This is kind of related to Password Best Practices but more specific.
Do you use the same root password for all the servers in your organization? For within a class of devices?
This is kind of related to Password Best Practices but more specific.
Do you use the same root password for all the servers in your organization? For within a class of devices?
I'd like to say "yes, everywhere", but it's still "no" in some instances. My company is using Password Safe to manage passwords for our Customers, creating "safes" on a customer-by-customer basis. Many Customers have unique randomly-assigned passwords for root, local administrator, devices, etc. Unfortunately, some (either because of work done by prior vendors, or by laziness on our part) may have the same password used in multiple devices or on multiple server computers.
For my personal passwords I've gotten intereted in moving to a utility like Passwordmaker, which takes a "master passphrase" and some other fact (web site name, username, etc) and creates a random password from a secure hash function. As long as you know your "master password" and the "other fact", you can use the software to regerate your password each time you need it (i.e. the password is never stored anywhere, encrypted, plaintext, or otherwise).
I have yet to find a corporate password "vaulting" tool that does everything I want:
I'd be willing to throw money or development time at such a project, but I've never found anything that comes close or wanted to spend the time to get it off the ground.
I use SSH keys, use the same one for all servers, and maintain a good password on my keyfile. Saves a lot of aggravation.
For devices where this wouldn't work, I'd use a password that had a hard-to-guess core, then use the devices dns name, IP, or other common characteristic (such as OS or brand), to make the password unique for the device. This worked especially well for groups of similar devices. Just keep the pattern/mnemonic secret, along with the core, and you have a difficult, unique password that was easy to remember.
No, never. What I do to help mnemonics is to have a long (12 chars or so) common prefix that is modified by a medium length attribute (6 chars) of each server if they are in the same rack (or whatever you consider a group of servers, which should be determined on a need to access basis (see Ernie's comment and my answer)).
For example, if the server group is composed by mercury (10.0.1.1, smtp), mars (10.0.1.2, firewall), bacchus (10.0.1.3, web), and the common prefix is R%%SDO23jfida, then
different password for every machine, but we keep them all in a pwsafe. PITA to look up, but stops one breach from having us pwnd.

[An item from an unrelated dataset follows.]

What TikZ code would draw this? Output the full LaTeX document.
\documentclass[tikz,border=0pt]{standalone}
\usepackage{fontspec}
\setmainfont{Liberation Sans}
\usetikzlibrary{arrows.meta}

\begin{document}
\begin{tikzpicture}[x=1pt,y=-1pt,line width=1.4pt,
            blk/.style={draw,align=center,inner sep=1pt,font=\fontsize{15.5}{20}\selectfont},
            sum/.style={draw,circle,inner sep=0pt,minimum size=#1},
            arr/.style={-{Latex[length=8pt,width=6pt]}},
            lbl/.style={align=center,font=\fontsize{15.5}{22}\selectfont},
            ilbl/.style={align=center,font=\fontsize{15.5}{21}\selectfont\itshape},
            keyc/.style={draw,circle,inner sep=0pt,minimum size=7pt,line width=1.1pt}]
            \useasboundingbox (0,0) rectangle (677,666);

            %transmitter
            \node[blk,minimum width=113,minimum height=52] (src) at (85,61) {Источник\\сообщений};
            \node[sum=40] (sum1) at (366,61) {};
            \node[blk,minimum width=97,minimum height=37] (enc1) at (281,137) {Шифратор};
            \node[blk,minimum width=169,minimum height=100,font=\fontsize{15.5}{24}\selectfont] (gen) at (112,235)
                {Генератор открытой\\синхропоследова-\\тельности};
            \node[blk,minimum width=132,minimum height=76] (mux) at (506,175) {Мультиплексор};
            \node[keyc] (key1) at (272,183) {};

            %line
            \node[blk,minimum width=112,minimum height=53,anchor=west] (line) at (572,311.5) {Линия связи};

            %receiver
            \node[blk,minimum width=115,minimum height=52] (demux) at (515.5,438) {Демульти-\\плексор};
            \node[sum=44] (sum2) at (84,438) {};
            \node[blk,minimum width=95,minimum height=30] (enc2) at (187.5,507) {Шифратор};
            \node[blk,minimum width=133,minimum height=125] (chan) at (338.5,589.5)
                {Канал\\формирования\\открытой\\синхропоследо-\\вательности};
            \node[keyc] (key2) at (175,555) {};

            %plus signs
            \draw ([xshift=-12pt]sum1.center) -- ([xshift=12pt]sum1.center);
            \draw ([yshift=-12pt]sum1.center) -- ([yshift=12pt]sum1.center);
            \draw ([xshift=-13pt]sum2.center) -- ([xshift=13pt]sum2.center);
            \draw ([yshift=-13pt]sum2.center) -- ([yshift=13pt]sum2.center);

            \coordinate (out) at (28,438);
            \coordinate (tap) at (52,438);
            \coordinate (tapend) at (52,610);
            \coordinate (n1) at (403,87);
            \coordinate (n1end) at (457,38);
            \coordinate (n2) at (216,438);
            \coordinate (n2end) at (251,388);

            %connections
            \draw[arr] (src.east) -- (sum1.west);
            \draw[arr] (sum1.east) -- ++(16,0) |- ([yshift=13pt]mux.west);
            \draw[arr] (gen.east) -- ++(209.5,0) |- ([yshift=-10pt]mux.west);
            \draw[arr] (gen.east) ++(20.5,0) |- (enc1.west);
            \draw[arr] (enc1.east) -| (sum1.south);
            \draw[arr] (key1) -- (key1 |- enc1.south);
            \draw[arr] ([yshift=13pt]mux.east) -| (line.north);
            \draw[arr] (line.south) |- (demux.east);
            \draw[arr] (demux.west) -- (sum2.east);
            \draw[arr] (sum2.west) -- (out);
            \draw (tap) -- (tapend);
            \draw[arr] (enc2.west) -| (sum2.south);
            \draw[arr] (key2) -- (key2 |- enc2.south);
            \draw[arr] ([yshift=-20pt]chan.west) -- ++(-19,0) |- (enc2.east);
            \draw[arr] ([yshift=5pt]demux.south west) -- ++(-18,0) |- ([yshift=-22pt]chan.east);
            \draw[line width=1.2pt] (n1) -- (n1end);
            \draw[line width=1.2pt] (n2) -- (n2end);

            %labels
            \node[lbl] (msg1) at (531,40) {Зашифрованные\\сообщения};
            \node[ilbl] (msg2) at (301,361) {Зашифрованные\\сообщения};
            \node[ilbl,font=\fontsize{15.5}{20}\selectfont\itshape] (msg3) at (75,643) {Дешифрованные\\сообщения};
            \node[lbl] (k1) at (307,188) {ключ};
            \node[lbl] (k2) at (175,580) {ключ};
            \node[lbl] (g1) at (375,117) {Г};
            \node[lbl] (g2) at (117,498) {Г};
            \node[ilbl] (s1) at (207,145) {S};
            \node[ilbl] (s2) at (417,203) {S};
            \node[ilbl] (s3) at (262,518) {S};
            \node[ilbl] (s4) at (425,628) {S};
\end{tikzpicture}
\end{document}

The one used in the organisation where I was working:
Desktop/Local PC Admin password is all the same (but since we're ghosting all our machines, that is the only way to do it, and if someone ever found that password, we can still change our initial ghost image, and update all machines to receive the new image and we'll be fine.
Each servers has different password. Then again we don't deal with too much servers, if I remember correctly about 6 that I had access to (but I'm sure we had more), and instead of making overly complex password, they opted for simple, easy to remember password, adding reasonable |eet5peak to them, and making them really really long (but again, easy to remember) :)
Personally I believe for desktop PCs, you want to keep the root / admin password the same ensuring easy management using Local Admin Account.
For servers, it is best to be different, to ensure if there is a breach, it is contained purely on that server, and does not go any further. Also the password complexity will change depends on the importance of the server (ie. Server that keeps users/pass will be on highest complexity, server that keeps logs will be on lesser complexity, etc).
My 5c
We do use the same root password everywhere, although it follows the best practices (randomly generated, actually). It is only needed in the case where we have to physically lay hands on a machine, for instance to do a filesystem check or forensics after a compromise. Like Geoff, ssh is the only remote access protocol, and it is disabled for the root user.
We use a randomly generated, retarded long password on each box and we never save it anywhere. normal user auth is managed through LDAP, as is Sudoers, so the only time we EVER need a password is when network access is not working, in which case it's totally acceptable to just down the server and go single-user, fix the network config, and bring it back up.
No. A policiy in my last work was to share a common generated password for devices in the same network and add a separator and some characters related to the IP address or the type of device. For example:
But still is insecure. What I do now is generate a different root password for every server or device.
I've seen many people do this, but no-one could explain how this is more secure than using the same password. What keeps anyone who sees one of the passwords, from figuring out the others? The only advantage seems to be different hashes, but different salts on different machines solves that as well.
Can someone enlighten me on this?
Considering that the password is the last line of defence, I'd say that it's not as important as it once was.
However, the last thing you need is some yahoo in your office running amok, which is much more common.
Our password policy is to use a hard-to-guess common prefix, then use a common password for each class of server. This reduces the number of passwords I must remember while protecting other servers from "mistakes". Unlike Vinko however, we do not use any system that integrates anything related to the machine. I would recommend against that, since once anyone within the organisation has access to one password (because they need it), they can figure out the other passwords quite easily.
I log all root logins and let the error filter (logcheck in my case) pass them through to my e-mail, so that I know when someone is trying to crack the root password. Restrictions on where it can be done from, ensure that my e-mail is not filled to overflowing with these logs.